◆ WHAT NEEDS TO BE DONE
Your task is to repeat the lines below exactly, excluding any pictures they contain.

◆ COLLECTED DATA
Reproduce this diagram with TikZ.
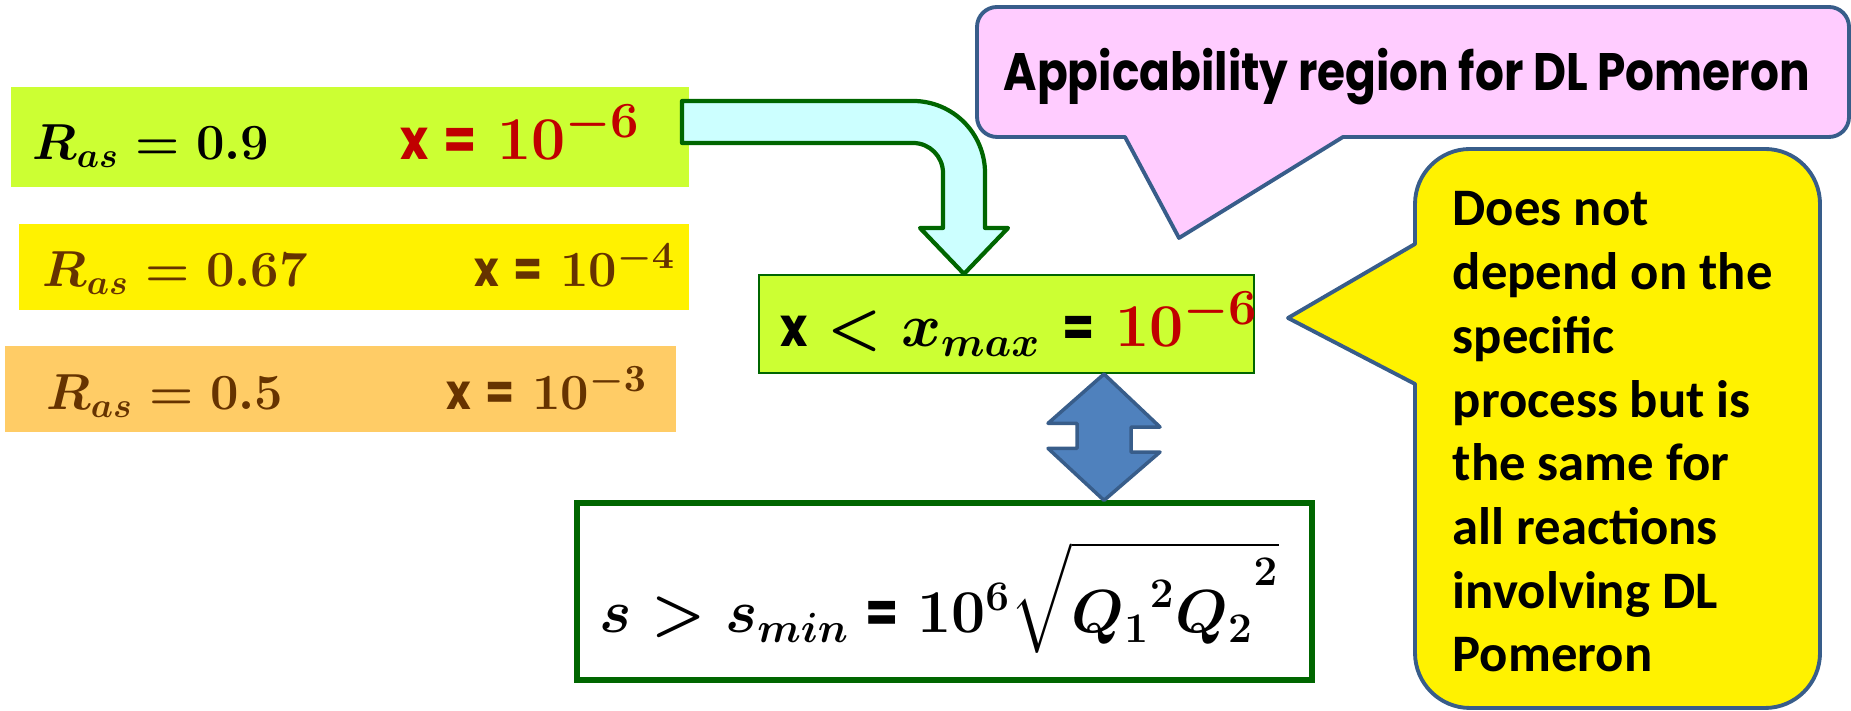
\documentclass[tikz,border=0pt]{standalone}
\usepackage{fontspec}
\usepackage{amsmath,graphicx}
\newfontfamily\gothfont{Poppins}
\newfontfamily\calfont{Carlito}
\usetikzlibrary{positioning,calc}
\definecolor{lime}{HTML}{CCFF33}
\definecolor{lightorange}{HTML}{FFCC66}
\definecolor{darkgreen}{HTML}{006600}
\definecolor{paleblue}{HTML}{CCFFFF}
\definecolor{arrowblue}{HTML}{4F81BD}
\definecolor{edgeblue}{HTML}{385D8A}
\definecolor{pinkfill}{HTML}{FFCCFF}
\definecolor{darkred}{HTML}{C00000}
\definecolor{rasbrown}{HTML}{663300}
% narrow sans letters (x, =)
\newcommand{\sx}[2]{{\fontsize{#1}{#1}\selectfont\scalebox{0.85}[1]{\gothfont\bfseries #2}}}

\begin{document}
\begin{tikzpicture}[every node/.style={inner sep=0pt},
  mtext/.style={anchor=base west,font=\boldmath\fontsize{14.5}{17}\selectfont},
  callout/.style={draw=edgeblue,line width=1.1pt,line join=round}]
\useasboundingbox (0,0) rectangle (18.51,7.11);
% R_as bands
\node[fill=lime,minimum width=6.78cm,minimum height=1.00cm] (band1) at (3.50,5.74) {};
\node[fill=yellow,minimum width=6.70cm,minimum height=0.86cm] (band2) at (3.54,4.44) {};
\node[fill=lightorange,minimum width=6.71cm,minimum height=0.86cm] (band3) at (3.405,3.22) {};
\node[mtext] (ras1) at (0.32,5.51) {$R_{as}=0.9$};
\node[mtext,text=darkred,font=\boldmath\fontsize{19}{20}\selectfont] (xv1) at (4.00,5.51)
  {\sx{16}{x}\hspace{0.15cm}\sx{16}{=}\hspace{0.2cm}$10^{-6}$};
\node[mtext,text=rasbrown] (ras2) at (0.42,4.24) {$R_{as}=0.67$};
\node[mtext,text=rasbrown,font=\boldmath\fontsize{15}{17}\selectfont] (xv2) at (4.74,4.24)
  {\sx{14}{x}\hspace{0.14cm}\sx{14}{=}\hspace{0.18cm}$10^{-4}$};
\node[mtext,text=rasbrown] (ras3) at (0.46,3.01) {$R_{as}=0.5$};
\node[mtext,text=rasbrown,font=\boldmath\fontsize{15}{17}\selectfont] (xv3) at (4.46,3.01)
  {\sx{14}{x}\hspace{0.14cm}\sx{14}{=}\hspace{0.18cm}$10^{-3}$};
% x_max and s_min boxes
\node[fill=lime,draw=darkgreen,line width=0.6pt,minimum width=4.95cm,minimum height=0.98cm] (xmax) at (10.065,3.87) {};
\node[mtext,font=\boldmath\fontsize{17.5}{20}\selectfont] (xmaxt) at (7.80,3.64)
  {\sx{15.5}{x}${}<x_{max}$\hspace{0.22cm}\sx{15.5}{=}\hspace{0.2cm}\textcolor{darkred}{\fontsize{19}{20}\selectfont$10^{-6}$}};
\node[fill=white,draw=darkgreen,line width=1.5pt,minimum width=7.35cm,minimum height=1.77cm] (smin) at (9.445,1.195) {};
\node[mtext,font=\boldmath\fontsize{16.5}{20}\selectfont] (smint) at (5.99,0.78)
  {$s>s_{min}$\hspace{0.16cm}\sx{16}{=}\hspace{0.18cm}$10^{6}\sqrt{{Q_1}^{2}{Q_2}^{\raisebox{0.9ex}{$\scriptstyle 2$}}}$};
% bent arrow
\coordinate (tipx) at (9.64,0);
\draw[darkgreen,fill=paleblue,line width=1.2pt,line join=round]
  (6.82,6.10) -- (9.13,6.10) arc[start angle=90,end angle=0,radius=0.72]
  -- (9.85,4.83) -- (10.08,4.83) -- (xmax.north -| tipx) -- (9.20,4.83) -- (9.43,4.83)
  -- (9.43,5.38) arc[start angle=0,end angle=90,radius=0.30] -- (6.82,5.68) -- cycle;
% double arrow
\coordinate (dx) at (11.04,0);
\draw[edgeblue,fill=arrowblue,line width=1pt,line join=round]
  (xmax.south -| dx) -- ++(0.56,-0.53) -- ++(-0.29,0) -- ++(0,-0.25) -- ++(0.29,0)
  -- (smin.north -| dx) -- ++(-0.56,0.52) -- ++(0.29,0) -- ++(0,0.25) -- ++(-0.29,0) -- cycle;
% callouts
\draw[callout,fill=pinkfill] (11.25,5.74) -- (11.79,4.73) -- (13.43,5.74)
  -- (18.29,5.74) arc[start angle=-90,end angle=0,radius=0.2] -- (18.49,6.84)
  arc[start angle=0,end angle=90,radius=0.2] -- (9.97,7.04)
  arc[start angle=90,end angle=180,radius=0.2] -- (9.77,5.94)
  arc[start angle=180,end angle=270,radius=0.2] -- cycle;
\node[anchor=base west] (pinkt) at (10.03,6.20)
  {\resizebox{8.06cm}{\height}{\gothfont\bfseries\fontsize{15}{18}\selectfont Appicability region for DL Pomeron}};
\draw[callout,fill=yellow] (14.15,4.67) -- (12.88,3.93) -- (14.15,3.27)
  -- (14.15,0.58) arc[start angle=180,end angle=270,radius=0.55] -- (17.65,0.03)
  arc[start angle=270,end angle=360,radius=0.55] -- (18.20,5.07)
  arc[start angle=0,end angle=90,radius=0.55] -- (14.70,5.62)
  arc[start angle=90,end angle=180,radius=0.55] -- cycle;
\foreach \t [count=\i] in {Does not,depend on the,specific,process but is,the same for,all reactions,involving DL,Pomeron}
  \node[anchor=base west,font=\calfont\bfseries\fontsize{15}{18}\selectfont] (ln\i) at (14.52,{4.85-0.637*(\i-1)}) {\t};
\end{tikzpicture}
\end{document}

◆ PROBLEM SOLUTION
Reproduce this diagram with TikZ.
\documentclass[tikz,border=0pt]{standalone}
\usepackage{fontspec}
\usepackage{amsmath,graphicx}
\newfontfamily\gothfont{Poppins}
\newfontfamily\calfont{Carlito}
\usetikzlibrary{positioning,calc}
\definecolor{lime}{HTML}{CCFF33}
\definecolor{lightorange}{HTML}{FFCC66}
\definecolor{darkgreen}{HTML}{006600}
\definecolor{paleblue}{HTML}{CCFFFF}
\definecolor{arrowblue}{HTML}{4F81BD}
\definecolor{edgeblue}{HTML}{385D8A}
\definecolor{pinkfill}{HTML}{FFCCFF}
\definecolor{darkred}{HTML}{C00000}
\definecolor{rasbrown}{HTML}{663300}
% narrow sans letters (x, =)
\newcommand{\sx}[2]{{\fontsize{#1}{#1}\selectfont\scalebox{0.85}[1]{\gothfont\bfseries #2}}}

\begin{document}
\begin{tikzpicture}[every node/.style={inner sep=0pt},
  mtext/.style={anchor=base west,font=\boldmath\fontsize{14.5}{17}\selectfont},
  callout/.style={draw=edgeblue,line width=1.1pt,line join=round}]
\useasboundingbox (0,0) rectangle (18.51,7.11);
% R_as bands
\node[fill=lime,minimum width=6.78cm,minimum height=1.00cm] (band1) at (3.50,5.74) {};
\node[fill=yellow,minimum width=6.70cm,minimum height=0.86cm] (band2) at (3.54,4.44) {};
\node[fill=lightorange,minimum width=6.71cm,minimum height=0.86cm] (band3) at (3.405,3.22) {};
\node[mtext] (ras1) at (0.32,5.51) {$R_{as}=0.9$};
\node[mtext,text=darkred,font=\boldmath\fontsize{19}{20}\selectfont] (xv1) at (4.00,5.51)
  {\sx{16}{x}\hspace{0.15cm}\sx{16}{=}\hspace{0.2cm}$10^{-6}$};
\node[mtext,text=rasbrown] (ras2) at (0.42,4.24) {$R_{as}=0.67$};
\node[mtext,text=rasbrown,font=\boldmath\fontsize{15}{17}\selectfont] (xv2) at (4.74,4.24)
  {\sx{14}{x}\hspace{0.14cm}\sx{14}{=}\hspace{0.18cm}$10^{-4}$};
\node[mtext,text=rasbrown] (ras3) at (0.46,3.01) {$R_{as}=0.5$};
\node[mtext,text=rasbrown,font=\boldmath\fontsize{15}{17}\selectfont] (xv3) at (4.46,3.01)
  {\sx{14}{x}\hspace{0.14cm}\sx{14}{=}\hspace{0.18cm}$10^{-3}$};
% x_max and s_min boxes
\node[fill=lime,draw=darkgreen,line width=0.6pt,minimum width=4.95cm,minimum height=0.98cm] (xmax) at (10.065,3.87) {};
\node[mtext,font=\boldmath\fontsize{17.5}{20}\selectfont] (xmaxt) at (7.80,3.64)
  {\sx{15.5}{x}${}<x_{max}$\hspace{0.22cm}\sx{15.5}{=}\hspace{0.2cm}\textcolor{darkred}{\fontsize{19}{20}\selectfont$10^{-6}$}};
\node[fill=white,draw=darkgreen,line width=1.5pt,minimum width=7.35cm,minimum height=1.77cm] (smin) at (9.445,1.195) {};
\node[mtext,font=\boldmath\fontsize{16.5}{20}\selectfont] (smint) at (5.99,0.78)
  {$s>s_{min}$\hspace{0.16cm}\sx{16}{=}\hspace{0.18cm}$10^{6}\sqrt{{Q_1}^{2}{Q_2}^{\raisebox{0.9ex}{$\scriptstyle 2$}}}$};
% bent arrow
\coordinate (tipx) at (9.64,0);
\draw[darkgreen,fill=paleblue,line width=1.2pt,line join=round]
  (6.82,6.10) -- (9.13,6.10) arc[start angle=90,end angle=0,radius=0.72]
  -- (9.85,4.83) -- (10.08,4.83) -- (xmax.north -| tipx) -- (9.20,4.83) -- (9.43,4.83)
  -- (9.43,5.38) arc[start angle=0,end angle=90,radius=0.30] -- (6.82,5.68) -- cycle;
% double arrow
\coordinate (dx) at (11.04,0);
\draw[edgeblue,fill=arrowblue,line width=1pt,line join=round]
  (xmax.south -| dx) -- ++(0.56,-0.53) -- ++(-0.29,0) -- ++(0,-0.25) -- ++(0.29,0)
  -- (smin.north -| dx) -- ++(-0.56,0.52) -- ++(0.29,0) -- ++(0,0.25) -- ++(-0.29,0) -- cycle;
% callouts
\draw[callout,fill=pinkfill] (11.25,5.74) -- (11.79,4.73) -- (13.43,5.74)
  -- (18.29,5.74) arc[start angle=-90,end angle=0,radius=0.2] -- (18.49,6.84)
  arc[start angle=0,end angle=90,radius=0.2] -- (9.97,7.04)
  arc[start angle=90,end angle=180,radius=0.2] -- (9.77,5.94)
  arc[start angle=180,end angle=270,radius=0.2] -- cycle;
\node[anchor=base west] (pinkt) at (10.03,6.20)
  {\resizebox{8.06cm}{\height}{\gothfont\bfseries\fontsize{15}{18}\selectfont Appicability region for DL Pomeron}};
\draw[callout,fill=yellow] (14.15,4.67) -- (12.88,3.93) -- (14.15,3.27)
  -- (14.15,0.58) arc[start angle=180,end angle=270,radius=0.55] -- (17.65,0.03)
  arc[start angle=270,end angle=360,radius=0.55] -- (18.20,5.07)
  arc[start angle=0,end angle=90,radius=0.55] -- (14.70,5.62)
  arc[start angle=90,end angle=180,radius=0.55] -- cycle;
\foreach \t [count=\i] in {Does not,depend on the,specific,process but is,the same for,all reactions,involving DL,Pomeron}
  \node[anchor=base west,font=\calfont\bfseries\fontsize{15}{18}\selectfont] (ln\i) at (14.52,{4.85-0.637*(\i-1)}) {\t};
\end{tikzpicture}
\end{document}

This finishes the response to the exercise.